[Records with drawing code]
*****

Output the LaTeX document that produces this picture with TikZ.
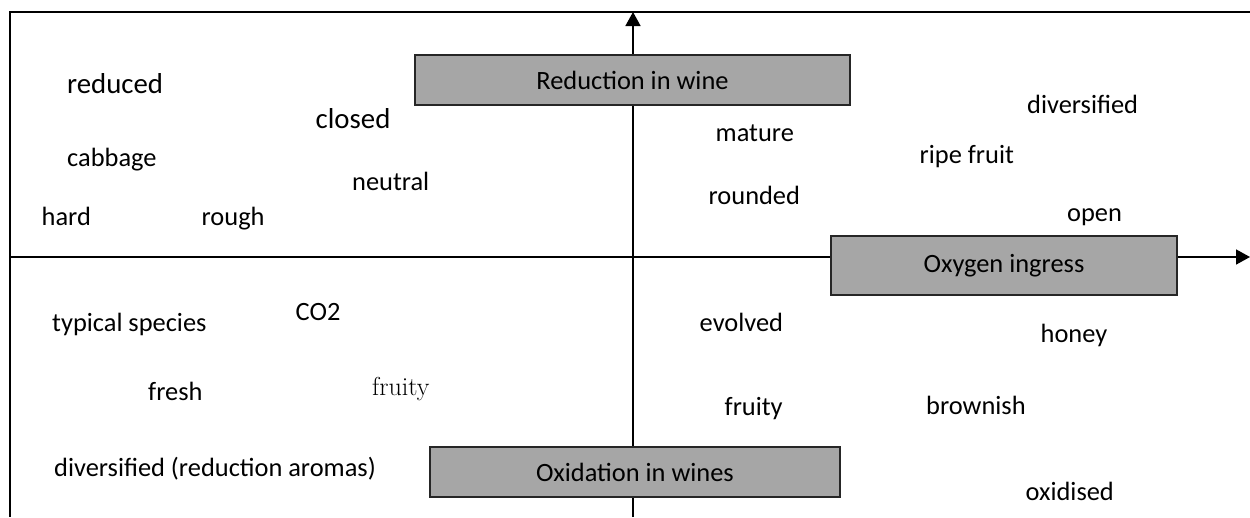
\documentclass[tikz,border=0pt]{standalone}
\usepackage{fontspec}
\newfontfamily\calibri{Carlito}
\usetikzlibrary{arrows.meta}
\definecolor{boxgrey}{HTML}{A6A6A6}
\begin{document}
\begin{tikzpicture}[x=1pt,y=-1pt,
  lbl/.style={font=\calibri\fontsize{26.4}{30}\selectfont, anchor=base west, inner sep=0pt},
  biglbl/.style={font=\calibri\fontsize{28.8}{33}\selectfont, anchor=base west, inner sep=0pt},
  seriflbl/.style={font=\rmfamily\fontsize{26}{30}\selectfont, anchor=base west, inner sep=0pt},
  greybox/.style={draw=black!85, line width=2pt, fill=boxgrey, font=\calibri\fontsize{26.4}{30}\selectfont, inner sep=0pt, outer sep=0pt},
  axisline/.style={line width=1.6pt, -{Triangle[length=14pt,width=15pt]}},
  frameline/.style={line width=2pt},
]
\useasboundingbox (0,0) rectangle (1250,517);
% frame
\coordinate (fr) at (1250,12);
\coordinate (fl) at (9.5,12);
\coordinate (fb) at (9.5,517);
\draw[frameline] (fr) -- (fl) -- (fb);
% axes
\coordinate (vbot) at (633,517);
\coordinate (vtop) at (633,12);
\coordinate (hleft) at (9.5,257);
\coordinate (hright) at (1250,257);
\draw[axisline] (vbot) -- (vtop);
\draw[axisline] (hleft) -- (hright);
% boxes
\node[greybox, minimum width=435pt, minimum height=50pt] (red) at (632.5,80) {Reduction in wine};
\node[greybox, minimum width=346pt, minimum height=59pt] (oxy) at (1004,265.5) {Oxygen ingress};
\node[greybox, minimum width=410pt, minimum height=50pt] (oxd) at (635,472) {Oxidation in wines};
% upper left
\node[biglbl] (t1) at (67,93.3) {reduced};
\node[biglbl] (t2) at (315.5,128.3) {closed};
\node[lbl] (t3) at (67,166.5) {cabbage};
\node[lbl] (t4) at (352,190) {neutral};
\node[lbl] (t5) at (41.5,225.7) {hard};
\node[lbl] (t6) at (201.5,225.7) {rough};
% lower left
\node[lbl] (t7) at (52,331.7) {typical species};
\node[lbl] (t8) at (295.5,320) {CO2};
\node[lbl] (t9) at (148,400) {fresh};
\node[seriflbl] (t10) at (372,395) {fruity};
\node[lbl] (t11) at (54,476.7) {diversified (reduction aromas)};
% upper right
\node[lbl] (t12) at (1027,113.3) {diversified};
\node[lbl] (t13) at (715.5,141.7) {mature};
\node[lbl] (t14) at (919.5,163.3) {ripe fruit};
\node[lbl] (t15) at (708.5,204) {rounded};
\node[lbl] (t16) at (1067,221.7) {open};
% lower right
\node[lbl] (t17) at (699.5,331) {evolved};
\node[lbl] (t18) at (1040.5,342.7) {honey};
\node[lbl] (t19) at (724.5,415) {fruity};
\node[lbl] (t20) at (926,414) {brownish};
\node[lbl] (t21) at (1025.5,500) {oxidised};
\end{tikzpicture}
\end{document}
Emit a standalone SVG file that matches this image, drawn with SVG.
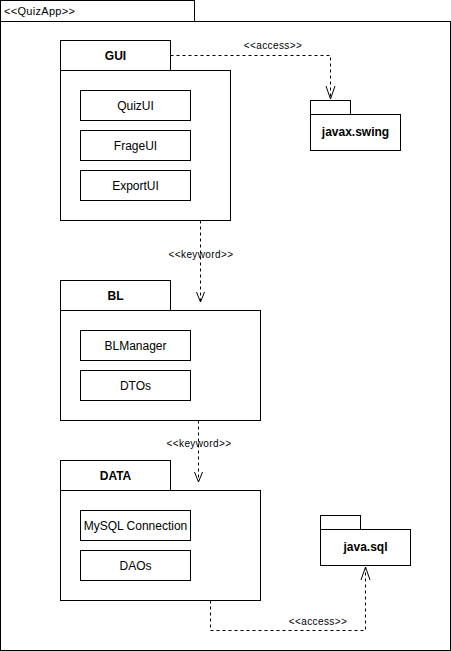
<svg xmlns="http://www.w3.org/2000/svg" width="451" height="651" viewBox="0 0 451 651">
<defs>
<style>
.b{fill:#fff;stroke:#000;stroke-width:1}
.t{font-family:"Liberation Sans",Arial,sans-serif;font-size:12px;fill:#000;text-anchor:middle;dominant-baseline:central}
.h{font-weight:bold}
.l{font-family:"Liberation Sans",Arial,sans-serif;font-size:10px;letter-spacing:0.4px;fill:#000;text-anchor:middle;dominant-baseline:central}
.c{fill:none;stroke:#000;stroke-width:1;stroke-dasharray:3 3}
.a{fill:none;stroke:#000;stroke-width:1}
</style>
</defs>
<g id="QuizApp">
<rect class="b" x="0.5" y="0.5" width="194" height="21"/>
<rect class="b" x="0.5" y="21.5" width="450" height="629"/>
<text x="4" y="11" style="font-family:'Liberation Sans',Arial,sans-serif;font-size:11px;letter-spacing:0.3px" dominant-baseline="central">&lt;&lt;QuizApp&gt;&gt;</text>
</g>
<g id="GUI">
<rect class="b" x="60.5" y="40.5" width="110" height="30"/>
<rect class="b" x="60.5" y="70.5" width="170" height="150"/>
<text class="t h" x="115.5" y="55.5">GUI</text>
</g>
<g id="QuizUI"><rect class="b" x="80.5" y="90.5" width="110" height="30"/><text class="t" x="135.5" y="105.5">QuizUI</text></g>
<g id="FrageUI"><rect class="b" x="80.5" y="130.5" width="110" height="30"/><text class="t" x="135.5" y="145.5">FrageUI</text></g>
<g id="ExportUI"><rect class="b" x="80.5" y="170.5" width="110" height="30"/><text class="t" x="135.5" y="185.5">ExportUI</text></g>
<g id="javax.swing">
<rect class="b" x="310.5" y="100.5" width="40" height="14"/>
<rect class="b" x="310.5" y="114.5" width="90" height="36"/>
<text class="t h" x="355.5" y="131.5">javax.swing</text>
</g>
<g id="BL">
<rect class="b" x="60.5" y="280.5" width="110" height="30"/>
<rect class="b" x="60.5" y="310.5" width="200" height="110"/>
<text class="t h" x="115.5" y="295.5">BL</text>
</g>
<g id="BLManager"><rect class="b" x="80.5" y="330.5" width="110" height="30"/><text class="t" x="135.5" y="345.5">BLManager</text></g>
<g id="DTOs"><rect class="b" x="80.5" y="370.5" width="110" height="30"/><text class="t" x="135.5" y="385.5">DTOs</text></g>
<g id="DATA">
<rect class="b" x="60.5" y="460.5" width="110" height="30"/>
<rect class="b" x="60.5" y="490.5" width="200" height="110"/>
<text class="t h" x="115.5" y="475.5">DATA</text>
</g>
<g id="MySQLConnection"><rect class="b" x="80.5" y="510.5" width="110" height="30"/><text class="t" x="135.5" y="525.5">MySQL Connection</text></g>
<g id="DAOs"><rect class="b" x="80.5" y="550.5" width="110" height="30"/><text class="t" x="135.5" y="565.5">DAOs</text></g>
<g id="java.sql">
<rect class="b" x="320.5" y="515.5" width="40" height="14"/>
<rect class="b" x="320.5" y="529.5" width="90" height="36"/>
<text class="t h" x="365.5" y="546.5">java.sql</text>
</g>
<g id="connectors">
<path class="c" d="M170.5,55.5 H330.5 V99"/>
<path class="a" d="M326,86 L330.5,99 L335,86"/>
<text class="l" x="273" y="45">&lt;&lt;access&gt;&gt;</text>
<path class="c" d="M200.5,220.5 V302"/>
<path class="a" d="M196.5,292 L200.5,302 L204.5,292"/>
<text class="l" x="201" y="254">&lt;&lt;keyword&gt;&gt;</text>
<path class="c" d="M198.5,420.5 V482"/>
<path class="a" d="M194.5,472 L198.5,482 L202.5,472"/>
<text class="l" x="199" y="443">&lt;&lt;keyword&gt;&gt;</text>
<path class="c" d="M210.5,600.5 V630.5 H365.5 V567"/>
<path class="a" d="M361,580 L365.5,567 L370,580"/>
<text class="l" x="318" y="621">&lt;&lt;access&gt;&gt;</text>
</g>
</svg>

*****

Stated task
Copy every entry word for word, but omit the pictures.

Correct result
Output the LaTeX document that produces this picture with TikZ.
\documentclass[tikz,border=0pt]{standalone}
\usepackage{fontspec}
\newfontfamily\calibri{Carlito}
\usetikzlibrary{arrows.meta}
\definecolor{boxgrey}{HTML}{A6A6A6}
\begin{document}
\begin{tikzpicture}[x=1pt,y=-1pt,
  lbl/.style={font=\calibri\fontsize{26.4}{30}\selectfont, anchor=base west, inner sep=0pt},
  biglbl/.style={font=\calibri\fontsize{28.8}{33}\selectfont, anchor=base west, inner sep=0pt},
  seriflbl/.style={font=\rmfamily\fontsize{26}{30}\selectfont, anchor=base west, inner sep=0pt},
  greybox/.style={draw=black!85, line width=2pt, fill=boxgrey, font=\calibri\fontsize{26.4}{30}\selectfont, inner sep=0pt, outer sep=0pt},
  axisline/.style={line width=1.6pt, -{Triangle[length=14pt,width=15pt]}},
  frameline/.style={line width=2pt},
]
\useasboundingbox (0,0) rectangle (1250,517);
% frame
\coordinate (fr) at (1250,12);
\coordinate (fl) at (9.5,12);
\coordinate (fb) at (9.5,517);
\draw[frameline] (fr) -- (fl) -- (fb);
% axes
\coordinate (vbot) at (633,517);
\coordinate (vtop) at (633,12);
\coordinate (hleft) at (9.5,257);
\coordinate (hright) at (1250,257);
\draw[axisline] (vbot) -- (vtop);
\draw[axisline] (hleft) -- (hright);
% boxes
\node[greybox, minimum width=435pt, minimum height=50pt] (red) at (632.5,80) {Reduction in wine};
\node[greybox, minimum width=346pt, minimum height=59pt] (oxy) at (1004,265.5) {Oxygen ingress};
\node[greybox, minimum width=410pt, minimum height=50pt] (oxd) at (635,472) {Oxidation in wines};
% upper left
\node[biglbl] (t1) at (67,93.3) {reduced};
\node[biglbl] (t2) at (315.5,128.3) {closed};
\node[lbl] (t3) at (67,166.5) {cabbage};
\node[lbl] (t4) at (352,190) {neutral};
\node[lbl] (t5) at (41.5,225.7) {hard};
\node[lbl] (t6) at (201.5,225.7) {rough};
% lower left
\node[lbl] (t7) at (52,331.7) {typical species};
\node[lbl] (t8) at (295.5,320) {CO2};
\node[lbl] (t9) at (148,400) {fresh};
\node[seriflbl] (t10) at (372,395) {fruity};
\node[lbl] (t11) at (54,476.7) {diversified (reduction aromas)};
% upper right
\node[lbl] (t12) at (1027,113.3) {diversified};
\node[lbl] (t13) at (715.5,141.7) {mature};
\node[lbl] (t14) at (919.5,163.3) {ripe fruit};
\node[lbl] (t15) at (708.5,204) {rounded};
\node[lbl] (t16) at (1067,221.7) {open};
% lower right
\node[lbl] (t17) at (699.5,331) {evolved};
\node[lbl] (t18) at (1040.5,342.7) {honey};
\node[lbl] (t19) at (724.5,415) {fruity};
\node[lbl] (t20) at (926,414) {brownish};
\node[lbl] (t21) at (1025.5,500) {oxidised};
\end{tikzpicture}
\end{document}
Emit a standalone SVG file that matches this image, drawn with SVG.
<svg xmlns="http://www.w3.org/2000/svg" width="451" height="651" viewBox="0 0 451 651">
<defs>
<style>
.b{fill:#fff;stroke:#000;stroke-width:1}
.t{font-family:"Liberation Sans",Arial,sans-serif;font-size:12px;fill:#000;text-anchor:middle;dominant-baseline:central}
.h{font-weight:bold}
.l{font-family:"Liberation Sans",Arial,sans-serif;font-size:10px;letter-spacing:0.4px;fill:#000;text-anchor:middle;dominant-baseline:central}
.c{fill:none;stroke:#000;stroke-width:1;stroke-dasharray:3 3}
.a{fill:none;stroke:#000;stroke-width:1}
</style>
</defs>
<g id="QuizApp">
<rect class="b" x="0.5" y="0.5" width="194" height="21"/>
<rect class="b" x="0.5" y="21.5" width="450" height="629"/>
<text x="4" y="11" style="font-family:'Liberation Sans',Arial,sans-serif;font-size:11px;letter-spacing:0.3px" dominant-baseline="central">&lt;&lt;QuizApp&gt;&gt;</text>
</g>
<g id="GUI">
<rect class="b" x="60.5" y="40.5" width="110" height="30"/>
<rect class="b" x="60.5" y="70.5" width="170" height="150"/>
<text class="t h" x="115.5" y="55.5">GUI</text>
</g>
<g id="QuizUI"><rect class="b" x="80.5" y="90.5" width="110" height="30"/><text class="t" x="135.5" y="105.5">QuizUI</text></g>
<g id="FrageUI"><rect class="b" x="80.5" y="130.5" width="110" height="30"/><text class="t" x="135.5" y="145.5">FrageUI</text></g>
<g id="ExportUI"><rect class="b" x="80.5" y="170.5" width="110" height="30"/><text class="t" x="135.5" y="185.5">ExportUI</text></g>
<g id="javax.swing">
<rect class="b" x="310.5" y="100.5" width="40" height="14"/>
<rect class="b" x="310.5" y="114.5" width="90" height="36"/>
<text class="t h" x="355.5" y="131.5">javax.swing</text>
</g>
<g id="BL">
<rect class="b" x="60.5" y="280.5" width="110" height="30"/>
<rect class="b" x="60.5" y="310.5" width="200" height="110"/>
<text class="t h" x="115.5" y="295.5">BL</text>
</g>
<g id="BLManager"><rect class="b" x="80.5" y="330.5" width="110" height="30"/><text class="t" x="135.5" y="345.5">BLManager</text></g>
<g id="DTOs"><rect class="b" x="80.5" y="370.5" width="110" height="30"/><text class="t" x="135.5" y="385.5">DTOs</text></g>
<g id="DATA">
<rect class="b" x="60.5" y="460.5" width="110" height="30"/>
<rect class="b" x="60.5" y="490.5" width="200" height="110"/>
<text class="t h" x="115.5" y="475.5">DATA</text>
</g>
<g id="MySQLConnection"><rect class="b" x="80.5" y="510.5" width="110" height="30"/><text class="t" x="135.5" y="525.5">MySQL Connection</text></g>
<g id="DAOs"><rect class="b" x="80.5" y="550.5" width="110" height="30"/><text class="t" x="135.5" y="565.5">DAOs</text></g>
<g id="java.sql">
<rect class="b" x="320.5" y="515.5" width="40" height="14"/>
<rect class="b" x="320.5" y="529.5" width="90" height="36"/>
<text class="t h" x="365.5" y="546.5">java.sql</text>
</g>
<g id="connectors">
<path class="c" d="M170.5,55.5 H330.5 V99"/>
<path class="a" d="M326,86 L330.5,99 L335,86"/>
<text class="l" x="273" y="45">&lt;&lt;access&gt;&gt;</text>
<path class="c" d="M200.5,220.5 V302"/>
<path class="a" d="M196.5,292 L200.5,302 L204.5,292"/>
<text class="l" x="201" y="254">&lt;&lt;keyword&gt;&gt;</text>
<path class="c" d="M198.5,420.5 V482"/>
<path class="a" d="M194.5,472 L198.5,482 L202.5,472"/>
<text class="l" x="199" y="443">&lt;&lt;keyword&gt;&gt;</text>
<path class="c" d="M210.5,600.5 V630.5 H365.5 V567"/>
<path class="a" d="M361,580 L365.5,567 L370,580"/>
<text class="l" x="318" y="621">&lt;&lt;access&gt;&gt;</text>
</g>
</svg>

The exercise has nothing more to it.